Le chemin de la sagesse consiste en une libération progressive par rapport aux désirs, et notre monde de "pub" obéit à une logique inverse. Cette stimulation constante et frénétique crée une société de servitude où l'homme ne connaît plus ni paix ni repos.

Je pense à une publicité vue récemment : des femmes au regard et au visage féroces, comme des bêtes prêtes à bondir... (Ici, Arnaud Desjardins fait une horrible grimace et pousse un long cri rauque) ; quelle image de la femme impose-t-on ? : "Les femmes disent NON... au slip X...". Alors que durant des siècles, c'est la Madone qu'on proposait : une femme détendue, souriante, avec son bébé dans les bras...

N'etait-ce pas difficile pour vous de travailler dans le milieu de la télévision ?

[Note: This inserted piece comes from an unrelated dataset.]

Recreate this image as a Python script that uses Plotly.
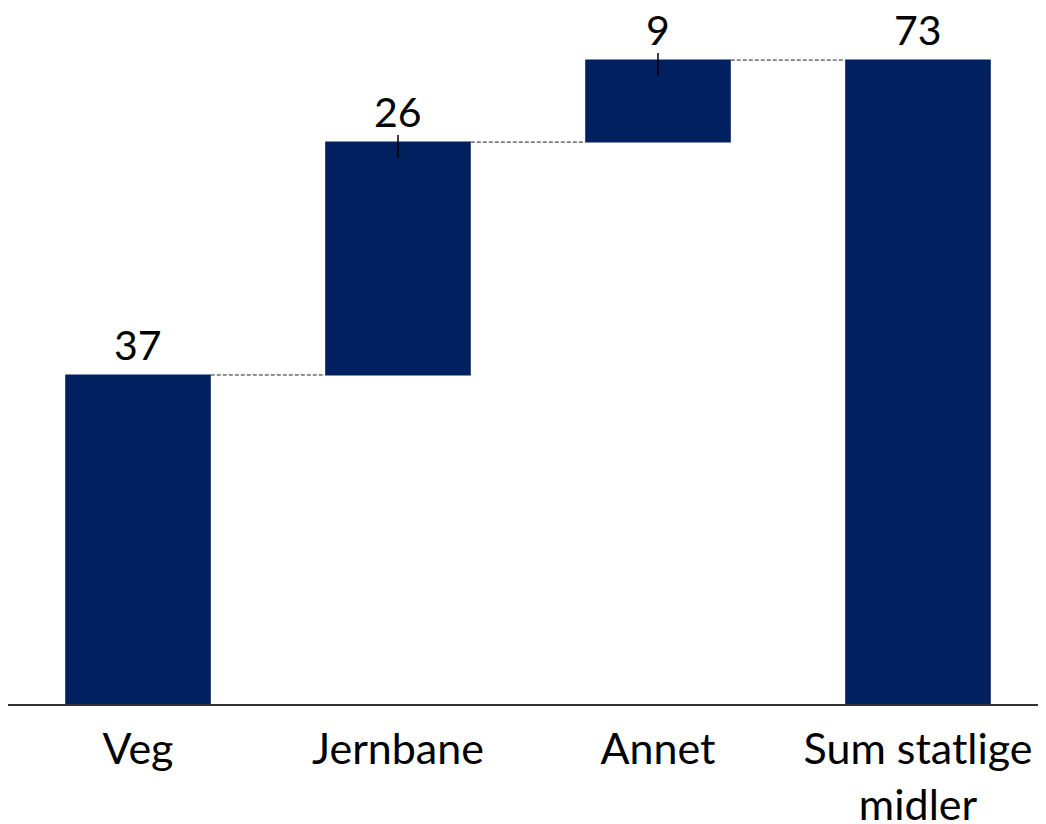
import plotly.graph_objects as go

categories = ["Veg", "Jernbane", "Annet", "Sum statlige<br>midler"]
values = [37.3, 26.4, 9.3, 0]
measures = ["absolute", "relative", "relative", "total"]
labels = ["37", "26", "9", "73"]

navy = "#002060"
font_family = "Lato"

fig = go.Figure(go.Waterfall(
    x=categories,
    y=values,
    measure=measures,
    width=0.56,
    increasing=dict(marker=dict(color=navy)),
    decreasing=dict(marker=dict(color=navy)),
    totals=dict(marker=dict(color=navy)),
    connector=dict(line=dict(color="#222222", width=1, dash="4px,2px")),
    hoverinfo="skip",
))

# top of each bar, for labels and the small leader ticks
tops = []
run = 0
for v, m in zip(values, measures):
    if m != "total":
        run += v
    tops.append(run)

for i, (cat, top, lab) in enumerate(zip(categories, tops, labels)):
    fig.add_annotation(
        x=cat, y=top, text=lab, showarrow=False,
        yanchor="bottom", yshift=5, borderpad=0,
        font=dict(family=font_family, size=41, color="black"),
    )
    if measures[i] == "relative":
        fig.add_shape(
            type="line", xref="x", yref="y",
            x0=cat, x1=cat, y0=top - 1.8, y1=top + 0.8,
            line=dict(color="black", width=1.5),
        )

# the page body adds an 8px offset, so the figure is sized to fit inside it
fig.update_layout(
    width=1040, height=816,
    margin=dict(l=0, r=0, t=0, b=120),
    plot_bgcolor="white", paper_bgcolor="white",
    showlegend=False,
    font=dict(family=font_family, size=43, color="black"),
    xaxis=dict(
        showline=True, linecolor="#333333", linewidth=2,
        ticks="", showgrid=False, range=[-0.5, 3.5],
        automargin=False, ticklabelstandoff=6,
        tickfont=dict(family=font_family, size=43, color="black"),
    ),
    yaxis=dict(
        visible=False, range=[0, 78.9], showgrid=False, zeroline=False,
        automargin=False,
    ),
)

fig.write_html("out.html")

Pas du tout. Dès ma jeunesse, j'ai beaucoup aimé ce métier, très formateur et exigeant, car il ne s'agit pas de faire des erreurs ou des approximations. J'y fais d'ailleurs allusion dans un chapitre d'un de mes livres ("Pas d'excuses", Un grain de sagesse, éd. La Table ronde, 1981, pp. 59-88).

J'ai apprécié l'esprit d'équipe de la télévision, même si j'ai par la suite tourné seul à l'autre bout du monde en devenant pour les besoins de la cause mon propre preneur de son et mon propre caméraman. J'ai cotisé des années durant au syndicat des réalisateurs et à aucun moment (même pendant les grèves de mai 68) je me suis senti mal à l'aise dans ce milieu, même si je ne partageais pas toutes les convictions de ceux qui m'entouraient.

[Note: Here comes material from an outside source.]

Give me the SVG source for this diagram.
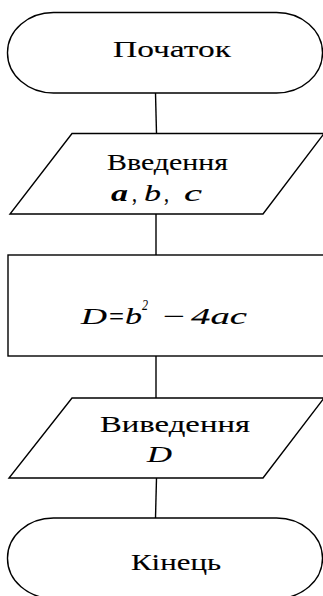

Avant de travailler, vous avez fait des études ; qu'avez- vous à dire à ce propos, de l'éducation aujourd'hui dispensée dans les collèges et lycées ?

Je n'ai pas les compétences nécessaires pour vous répondre, si ce n'est sur un point dont je suis certain : l'importance accordée aux études purement intellectuelles devient aberrante. Autrefois, il n'était pas nécessaire de savoir lire et écrire pour être un très bon ébéniste ; ensuite, tout le monde a passé le certificat d'études qui représentait quelque chose.

Après, le bac était déjà beaucoup. Ensuite, il y avait la licence... Aujourd'hui, le bac ne représente rien, la licence presque plus rien... Prenons la profession de sage-femme : admirable métier qui exige bien des compétences et des qualités ; mais franchement, est-il nécessaire, pour bien l'exercer, de connaître les mathématiques du bac de terminale ? La réponse est non, sûrement pas.

Je ne nie aucunement la nécessité d'une sélection pour déterminer les compétences de chacun ; mais une sélection uniquement fondée sur des examens et quelques entretiens avec un psychologue permet-elle se sentir les qualités humaines d'une personne ? Calme, maîtrise de soi, capacité à s'ouvrir aux autres, habileté dans les rapports humains, habileté manuelle... autant de qualités infiniment plus importantes. Autrement dit, on ne se préoccupe plus aujourd'hui que de mesurer l'avoir intellectuel des gens sans tenir compte de leur qualité d'être.

Qualité d'être qui pourtant détermine notre aptitude à l'action juste, et également notre capacité à être heureux...

Un chapitre de mon livre Monde moderne et Sagesse ancienne se termine par une constatation : "L'homme heureux est celui qui sait être lui-même. C'est simple. C'est devenu difficile."